━━━ RECORDS PROVIDED

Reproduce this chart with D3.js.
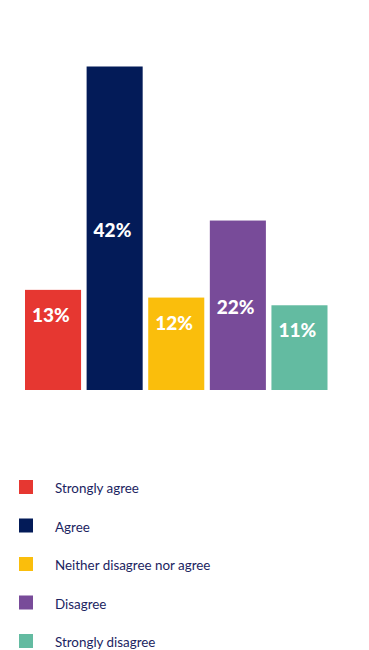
<!DOCTYPE html>
<html>
<head>
<meta charset="utf-8">
<script src="https://d3js.org/d3.v7.min.js"></script>
<style>
  body { margin: 0; background: #fff; }
</style>
</head>
<body>
<div id="graph"></div>
<script>

// data
var categories = ["Strongly agree", "Agree", "Neither disagree nor agree", "Disagree", "Strongly disagree"];
var values = [13, 42, 12, 22, 11];
var colors = ["#e63731", "#031b58", "#fabe0c", "#784b99", "#63bba1"];

var width = 369, height = 650;

var svg = d3.select("#graph")
  .append("svg")
    .attr("width", width)
    .attr("height", height)
    .style("font-family", "Lato, 'Open Sans', sans-serif");

// scales
var x = d3.scaleBand()
  .domain(categories)
  .range([25, 327.5])
  .paddingInner(0.09)
  .paddingOuter(0);

var y = d3.scaleLinear()
  .domain([0, 42])
  .range([390, 66.5]);

// bars
svg.append("g")
  .selectAll("rect")
  .data(categories)
  .enter()
  .append("rect")
    .attr("x", function(d) { return x(d); })
    .attr("y", function(d, i) { return y(values[i]); })
    .attr("width", x.bandwidth())
    .attr("height", function(d, i) { return y(0) - y(values[i]); })
    .attr("fill", function(d, i) { return colors[i]; });

// value labels: tall bars get the label in the middle, short ones near the top
svg.append("g")
  .selectAll("text")
  .data(categories)
  .enter()
  .append("text")
    .attr("x", function(d) { return x(d) + 7; })
    .attr("y", function(d, i) {
      var v = values[i];
      return v >= 20 ? y(v / 2) + 9 : y(v) + 32;
    })
    .attr("fill", "#fff")
    .attr("font-weight", "900")
    .attr("font-size", "19px")
    .text(function(d, i) { return values[i] + "%"; });

// legend
var ly = d3.scalePoint()
  .domain(categories)
  .range([480, 634]);

var legend = svg.selectAll(".legend")
  .data(categories)
  .enter().append("g")
    .attr("class", "legend")
    .attr("transform", function(d) { return "translate(19," + ly(d) + ")"; });

legend.append("rect")
  .attr("width", 14).attr("height", 14)
  .attr("fill", function(d, i) { return colors[i]; });

legend.append("text")
  .attr("x", 36)
  .attr("y", 13)
  .attr("fill", "#1b2461")
  .attr("font-size", "13.4px")
  .text(function(d) { return d; });

</script>
</body>
</html>
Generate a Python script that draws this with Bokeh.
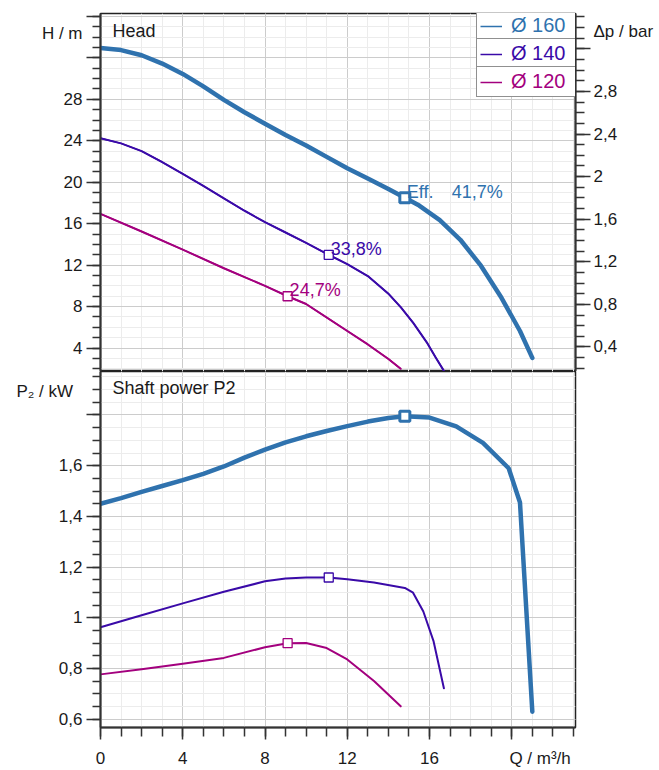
from bokeh.plotting import figure
from bokeh.layouts import column
from bokeh.models import FixedTicker, LinearAxis, Range1d, Label, Legend, LegendItem, Grid
from bokeh.embed import file_html
from bokeh.resources import INLINE

FONT = "Liberation Sans"
TXT = "#1a1a1a"
NB = "\u00a0"

# ---------------- data ----------------
names = ["Ø 160", "Ø 140", "Ø 120"]
colors = ["#2f72ae", "#3a0aa8", "#a3007e"]
widths = [4.5, 2.0, 2.0]

# Head curves (Q m3/h, H m)
q160 = [0, 1, 2, 3, 4, 5, 6, 7, 8, 9, 10, 11, 12, 13, 14, 14.8, 15.5, 16.5, 17.5, 18.5, 19.5, 20.4, 21.0]
h160 = [32.95, 32.75, 32.25, 31.45, 30.45, 29.25, 27.95, 26.75, 25.65, 24.55, 23.55, 22.45, 21.35,
        20.35, 19.35, 18.5, 17.75, 16.35, 14.45, 11.95, 8.85, 5.65, 3.05]
q140 = [0, 1, 2, 3, 4, 5, 6, 7, 8, 9, 10, 11.1, 12, 13, 14, 14.6, 15.2, 15.9, 16.3, 16.7]
h140 = [24.25, 23.75, 23.0, 21.95, 20.8, 19.65, 18.45, 17.25, 16.15, 15.15, 14.15, 13.0, 12.1,
        10.95, 9.25, 7.95, 6.45, 4.45, 3.1, 1.8]
q120 = [0, 2, 4, 6, 8, 9.1, 10, 11, 12, 13, 14, 14.6]
h120 = [16.95, 15.25, 13.5, 11.7, 10.0, 9.0, 8.25, 6.95, 5.65, 4.35, 2.95, 2.0]

# Shaft power curves (Q m3/h, P2 kW)
q160p = [0, 1, 2, 3, 4, 5, 6, 7, 8, 9, 10, 11, 12, 13, 14, 14.8, 16, 17.3, 18.6, 19.85, 20.4, 21.0]
p160 = [1.450, 1.472, 1.497, 1.520, 1.543, 1.568, 1.597, 1.632, 1.663, 1.692, 1.716, 1.737, 1.756,
        1.774, 1.788, 1.795, 1.790, 1.755, 1.690, 1.590, 1.455, 0.63]
q140p = [0, 2, 4, 6, 8, 9, 10, 11.1, 12, 13.3, 14.8, 15.2, 15.7, 16.2, 16.7]
p140 = [0.963, 1.010, 1.057, 1.103, 1.144, 1.155, 1.159, 1.159, 1.152, 1.139, 1.118, 1.099, 1.025, 0.907, 0.722]
q120p = [0, 2, 4, 6, 8, 9.1, 10, 11, 12, 13.3, 14.6]
p120 = [0.777, 0.797, 0.819, 0.842, 0.884, 0.900, 0.901, 0.881, 0.836, 0.751, 0.651]

# best efficiency points
eff_q = [14.8, 11.1, 9.1]
eff_h = [18.5, 13.0, 9.0]
eff_p = [1.795, 1.159, 0.900]
eff_text = ["41,7%", "33,8%", "24,7%"]
eff_prefix = "Eff."

# axes / ticks (axis titles ride on the top, otherwise unlabelled, major ticks)
M_PER_BAR = 10.27
q_major = [0, 4, 8, 12, 16, 20]
q_minor = list(range(0, 24))
q_labels = {0: "0", 4: "4", 8: "8", 12: "12", 16: "16", 20: NB * 12 + "Q / m³/h"}
h_major = [4, 8, 12, 16, 20, 24, 28, 32, 36]
h_minor = list(range(2, 37))
h_labels = {4: "4", 8: "8", 12: "12", 16: "16", 20: "20", 24: "24", 28: "28",
            32: "H / m\n", 36: ""}
dp_major = [0.4, 0.8, 1.2, 1.6, 2.0, 2.4, 2.8, 3.2]
dp_minor = [0.2, 0.3, 0.4, 0.5, 0.6, 0.7, 0.8, 0.9, 1.0, 1.1, 1.2, 1.3, 1.4, 1.5, 1.6, 1.7, 1.8, 1.9,
            2.0, 2.1, 2.2, 2.3, 2.4, 2.5, 2.6, 2.7, 2.8, 2.9, 3.0, 3.1, 3.2, 3.3, 3.4, 3.5]
dp_labels = {0.4: "0,4", 0.8: "0,8", 1.2: "1,2", 1.6: "1,6", 2.0: "2", 2.4: "2,4", 2.8: "2,8",
             3.2: "Δp / bar\n"}
p_major = [0.6, 0.8, 1.0, 1.2, 1.4, 1.6, 1.8]
p_minor = [0.6, 0.65, 0.7, 0.75, 0.8, 0.85, 0.9, 0.95, 1.0, 1.05, 1.1, 1.15, 1.2, 1.25, 1.3, 1.35,
           1.4, 1.45, 1.5, 1.55, 1.6, 1.65, 1.7, 1.75, 1.8, 1.85, 1.9, 1.95]
p_labels = {0.6: "0,6", 0.8: "0,8", 1.0: "1", 1.2: "1,2", 1.4: "1,4", 1.6: "1,6",
            1.8: "P₂ / kW" + NB * 2 + "\n"}

Q_RANGE = (0, 23.1)
H_RANGE = (1.74, 36.28)
P_RANGE = (0.5675, 1.9715)

# ---------------- helpers ----------------
def style_axis(ax, standoff):
    ax.axis_line_color = "#333333"
    ax.axis_line_width = 2
    ax.major_tick_line_color = "#333333"
    ax.minor_tick_line_color = "#333333"
    ax.major_tick_line_width = 1.5
    ax.minor_tick_line_width = 1.5
    ax.major_tick_in = 0
    ax.minor_tick_in = 0
    ax.major_label_standoff = standoff
    ax.major_label_text_font = FONT
    ax.major_label_text_font_size = "17px"
    ax.major_label_text_color = TXT


def style_grid(g):
    g.grid_line_color = "#cccccc"
    g.grid_line_width = 1
    g.minor_grid_line_color = "#ececec"
    g.minor_grid_line_width = 1


def add_text(p, x, y, text, size="17px", style="normal", color=TXT, units="screen", **kw):
    lab = Label(x=x, y=y, x_units=units, y_units=units, text=text, text_font=FONT,
                text_font_size=size, text_font_style=style, text_color=color,
                text_baseline="alphabetic", text_align="left", **kw)
    p.add_layout(lab)
    return lab


# ---------------- top: head ----------------
top = figure(width=659, height=371, x_range=Range1d(*Q_RANGE), y_range=Range1d(*H_RANGE),
             output_backend="svg", toolbar_location=None, x_axis_location=None,
             min_border_left=100, min_border_right=84, min_border_top=13, min_border_bottom=0)
top.extra_y_ranges = {"dp": Range1d(H_RANGE[0] / M_PER_BAR, H_RANGE[1] / M_PER_BAR)}
top.background_fill_color = "white"
top.border_fill_color = "white"
top.outline_line_color = "#222222"
top.outline_line_width = 1.5

top.yaxis.ticker = FixedTicker(ticks=h_major, minor_ticks=h_minor)
top.yaxis.major_label_overrides = h_labels
top.yaxis.major_tick_out = 14
top.yaxis.minor_tick_out = 8
style_axis(top.yaxis[0], 4)
top.yaxis.major_label_text_line_height = 2.54

rax = LinearAxis(y_range_name="dp", ticker=FixedTicker(ticks=dp_major, minor_ticks=dp_minor))
rax.major_label_overrides = dp_labels
rax.major_tick_out = 15
rax.minor_tick_out = 9
style_axis(rax, 3)
rax.major_label_text_line_height = 1.82
top.add_layout(rax, "right")

xt_top = FixedTicker(ticks=q_major, minor_ticks=q_minor)
if len(top.xgrid) == 0:
    top.add_layout(Grid(dimension=0, ticker=xt_top), "center")
else:
    top.xgrid.ticker = xt_top
for g in top.grid:
    style_grid(g)

head_q = [q160, q140, q120]
head_h = [h160, h140, h120]
legend_r = []
for i in range(3):
    # thin copy (hidden under the drawn curve) gives the legend its thin line sample
    legend_r.append(top.line(head_q[i], head_h[i], line_color=colors[i], line_width=1.5))
    top.line(head_q[i], head_h[i], line_color=colors[i], line_width=widths[i],
             line_cap="round", line_join="round")

for i in range(3):
    top.scatter([eff_q[i]], [eff_h[i]], marker="square", size=10 if i == 0 else 9,
                fill_color="white", line_color=colors[i], line_width=3 if i == 0 else 1.3)
    add_text(top, eff_q[i], eff_h[i], eff_text[i], size="18px", color=colors[i], units="data",
             x_offset=47 if i == 0 else 2, y_offset=6)
add_text(top, eff_q[0], eff_h[0], eff_prefix, size="18px", color=colors[0], units="data",
         x_offset=2, y_offset=6)

# legend: one box per entry (coloured label text)
LG_PAD, LG_GW, LG_ST, LG_LW = 3, 22, 9, 62
lg_w = 2 * LG_PAD + LG_GW + LG_ST + LG_LW
for i in range(3):
    lg = Legend(items=[LegendItem(label=names[i], renderers=[legend_r[i]])],
                location=(475 - lg_w, 330 - 28 * i),
                label_text_font=FONT, label_text_font_size="20px", label_text_color=colors[i],
                border_line_color="#222222", border_line_width=1.5,
                background_fill_color="white", background_fill_alpha=1.0,
                padding=LG_PAD, spacing=0, margin=0, glyph_width=LG_GW, glyph_height=20,
                label_standoff=LG_ST, label_width=LG_LW, label_height=20)
    top.add_layout(lg)

add_text(top, 12, 341, "Head", size="18px")

# ---------------- bottom: shaft power ----------------
bot = figure(width=659, height=399, x_range=top.x_range, y_range=Range1d(*P_RANGE),
             output_backend="svg", toolbar_location=None,
             min_border_left=100, min_border_right=84, min_border_top=0, min_border_bottom=40)
bot.background_fill_color = "white"
bot.border_fill_color = "white"
bot.outline_line_color = "#222222"
bot.outline_line_width = 1.5

bot.xaxis.ticker = FixedTicker(ticks=q_major, minor_ticks=q_minor)
bot.xaxis.major_label_overrides = q_labels
bot.xaxis.major_tick_out = 12
bot.xaxis.minor_tick_out = 9
style_axis(bot.xaxis[0], 9)

bot.yaxis.ticker = FixedTicker(ticks=p_major, minor_ticks=p_minor)
bot.yaxis.major_label_overrides = p_labels
bot.yaxis.major_tick_out = 14
bot.yaxis.minor_tick_out = 8
style_axis(bot.yaxis[0], 4)
bot.yaxis.major_label_text_line_height = 2.49
for g in bot.grid:
    style_grid(g)

pow_q = [q160p, q140p, q120p]
pow_p = [p160, p140, p120]
for i in range(3):
    bot.line(pow_q[i], pow_p[i], line_color=colors[i], line_width=widths[i],
             line_cap="round", line_join="round")
for i in range(3):
    bot.scatter([eff_q[i]], [eff_p[i]], marker="square", size=10 if i == 0 else 9,
                fill_color="white", line_color=colors[i], line_width=3 if i == 0 else 1.3)

add_text(bot, 12, 340, "Shaft power P2", size="18px")

layout = column(top, bot, spacing=0)
open("out.html", "w").write(file_html(layout, INLINE))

━━━━━━

YOUR GOAL:
Search the lines above for the string "with", then show every one that has it.

RESULT BELOW:
Reproduce this chart with D3.js.
Generate a Python script that draws this with Bokeh.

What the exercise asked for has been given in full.